I agree with you, it is incredible that the speed depend on total length.
But I made a short derivation adapting the general formula for fluids and solids to a spring and I found:
$$v=\sqrt{{KL\over \mu}}$$
(I think that there was a little typo error in your formula.)
The difference between a spring and a fluid or a solid is that the force that you need to do to compress a column of some distance $$\Delta L$$ varies as $${1\over L}$$. That is diminishes with total length. In the case of a spring, the force is always $$k\Delta L$$, independent of total length.

I will derive the formula from the beginning, to see if I obtain the same result... or, at least, to understand this surprising result. I will post the result tomorrow or after tomorrow

Last edited: Apr 18, 2007
3. Apr 18, 2007

### Hootenanny

Staff Emeritus
Your [TEX] brackets need to be in lowercase Also to write 1/L you need to write \frac{1}{L}

4. Apr 18, 2007

### Staff: Mentor

You are misunderstanding the equation. The wave speed depends not on the length of the spring, but on the mass per length. Using a spring twice as long does not change the mass/length, so the wave speed is unaffected (as long as the tension remains the same).

5. Apr 18, 2007

### lpfr

Thanks Hootenanny!
\frac{1}{L} is in LaTex {1\over L} is in TeX The two forms work.

6. Apr 18, 2007

### lpfr

OK Doc_Al. Would you please shows us the correct formula?

7. Apr 18, 2007

### Hootenanny

Staff Emeritus
Well, you learn something new everyday ... thanks

8. Apr 18, 2007

### Staff: Mentor

I would write the formula for wave speed as:
$$v=\sqrt{{T / \mu}}$$

And for a spring, that becomes:
$$v=\sqrt{{k \Delta L / \mu}}$$

As long as you keep the tension constant, doubling the length by adding a second spring (of same mass/length) should give the same speed.

Of course stretching the spring will change both tension and mass/length.
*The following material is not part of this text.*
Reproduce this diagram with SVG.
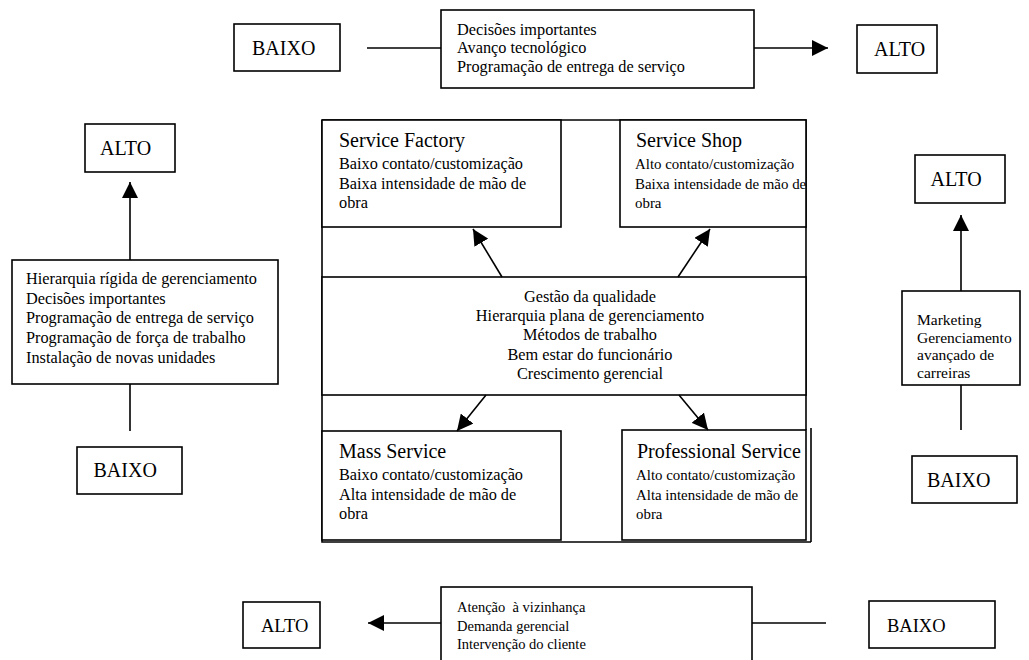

Am I missing something? (I may have to rethink this, as I am thinking of transverse waves.)

9. Apr 18, 2007

### lpfr

Yes, we are not talking about transverse waves but about longitudinal ones.

10. Apr 18, 2007

### Staff: Mentor

longitudinal waves

My bad! As lpfr stated, the speed of a longitudinal wave on a spring is given by:
$$v=\sqrt{{kL / \mu}}$$

Nonetheless, my earlier point remains that the speed is independent of the length of the spring as long as the tension remains fixed. Note that k is the spring constant for the spring of length L. Add a second spring and the new spring constant becomes k/2 while the new length becomes 2L--thus the speed remains the same. (Of course, if you stretch that same spring to twice its length you change both L and $\mu$, thus changing the speed.)

11. Apr 19, 2007

### lpfr

What I said is that, if you adapt the formula for solids and fluids, you obtain the formula I gave.
But this formula is certainly wrong. As zergju stated, it is physically unacceptable that the speed depend on the length of the spring. It is also in contradiction with relativity: you could know le length of the spring in less time than needed by light to go and come back to the extremity. And last, if L is big enough, the speed (group speed) could be bigger than c!
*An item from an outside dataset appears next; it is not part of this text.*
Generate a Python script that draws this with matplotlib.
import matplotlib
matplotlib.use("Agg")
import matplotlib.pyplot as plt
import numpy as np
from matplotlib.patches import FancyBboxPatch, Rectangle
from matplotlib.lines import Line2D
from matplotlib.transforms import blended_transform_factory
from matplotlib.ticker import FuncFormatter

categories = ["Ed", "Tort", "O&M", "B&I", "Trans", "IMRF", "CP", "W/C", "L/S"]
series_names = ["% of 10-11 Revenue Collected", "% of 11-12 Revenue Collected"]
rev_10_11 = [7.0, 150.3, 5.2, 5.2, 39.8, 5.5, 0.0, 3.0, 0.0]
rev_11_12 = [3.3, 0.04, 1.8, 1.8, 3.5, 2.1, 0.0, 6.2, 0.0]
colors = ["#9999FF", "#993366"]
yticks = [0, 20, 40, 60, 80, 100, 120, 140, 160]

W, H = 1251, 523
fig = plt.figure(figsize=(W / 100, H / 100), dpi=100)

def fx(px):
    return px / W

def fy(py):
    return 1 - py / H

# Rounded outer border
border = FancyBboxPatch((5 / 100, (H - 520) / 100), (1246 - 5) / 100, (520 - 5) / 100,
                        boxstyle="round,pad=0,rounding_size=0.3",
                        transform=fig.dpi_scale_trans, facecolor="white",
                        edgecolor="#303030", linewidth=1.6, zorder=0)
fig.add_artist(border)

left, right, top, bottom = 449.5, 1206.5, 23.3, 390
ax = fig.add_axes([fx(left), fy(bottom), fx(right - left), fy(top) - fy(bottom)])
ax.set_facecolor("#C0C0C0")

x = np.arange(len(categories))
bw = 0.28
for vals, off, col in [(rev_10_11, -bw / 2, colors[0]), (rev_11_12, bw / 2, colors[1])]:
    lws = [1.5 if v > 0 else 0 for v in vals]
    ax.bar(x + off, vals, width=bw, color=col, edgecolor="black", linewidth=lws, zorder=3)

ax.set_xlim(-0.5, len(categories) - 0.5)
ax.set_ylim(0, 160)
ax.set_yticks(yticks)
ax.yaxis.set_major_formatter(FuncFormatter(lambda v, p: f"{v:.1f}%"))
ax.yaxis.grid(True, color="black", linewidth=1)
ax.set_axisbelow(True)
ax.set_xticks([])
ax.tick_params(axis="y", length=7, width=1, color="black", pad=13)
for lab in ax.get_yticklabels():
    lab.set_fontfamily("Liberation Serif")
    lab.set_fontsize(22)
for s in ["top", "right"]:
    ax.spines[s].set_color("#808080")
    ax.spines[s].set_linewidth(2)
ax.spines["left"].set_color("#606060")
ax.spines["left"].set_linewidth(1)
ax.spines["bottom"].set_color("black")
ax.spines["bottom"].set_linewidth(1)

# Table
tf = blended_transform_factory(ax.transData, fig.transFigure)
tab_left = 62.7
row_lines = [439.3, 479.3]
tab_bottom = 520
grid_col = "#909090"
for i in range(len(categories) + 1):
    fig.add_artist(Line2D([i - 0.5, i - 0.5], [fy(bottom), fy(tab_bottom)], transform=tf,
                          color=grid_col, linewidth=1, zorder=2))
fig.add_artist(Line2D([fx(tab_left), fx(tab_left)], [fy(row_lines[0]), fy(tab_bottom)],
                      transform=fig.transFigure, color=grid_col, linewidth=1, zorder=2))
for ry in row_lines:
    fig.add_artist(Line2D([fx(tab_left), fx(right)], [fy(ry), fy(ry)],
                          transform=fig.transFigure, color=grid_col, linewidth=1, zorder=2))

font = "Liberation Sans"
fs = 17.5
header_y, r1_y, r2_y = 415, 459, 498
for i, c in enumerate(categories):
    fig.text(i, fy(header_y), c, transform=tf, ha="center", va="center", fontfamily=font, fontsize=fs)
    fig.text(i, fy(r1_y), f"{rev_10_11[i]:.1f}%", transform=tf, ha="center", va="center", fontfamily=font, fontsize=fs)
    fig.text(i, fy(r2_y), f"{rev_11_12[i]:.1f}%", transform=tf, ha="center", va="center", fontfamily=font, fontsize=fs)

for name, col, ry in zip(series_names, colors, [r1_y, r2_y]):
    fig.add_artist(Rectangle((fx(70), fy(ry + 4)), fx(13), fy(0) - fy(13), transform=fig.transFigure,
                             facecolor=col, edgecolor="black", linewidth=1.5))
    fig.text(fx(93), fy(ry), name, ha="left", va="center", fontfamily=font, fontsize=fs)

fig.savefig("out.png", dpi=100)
Please let my one day to find the time to derive the formula from the beginning.

12. Apr 19, 2007

### lpfr

The speed of longitudinal waves in a spring is:
$$v=\sqrt{{\kappa\over\mu}}$$
$$\mu$$ is the mass per unit length and
$$\kappa={k L}$$ is the spring constant per unit length (measured in N).
Yes, this was the catch: if you cut a length $$\ell$$ of a reel of spring, the constant (N/m) of the length you cut is $$k={\kappa \over \ell}$$.
This is the misleading $${L\over k}$$ that appeared on the formula. L is not the total length of the spring and k is not the constant of all the length of the spring. k is the constant of a length L of spring.
Happily, the speed doesn't depend on the length!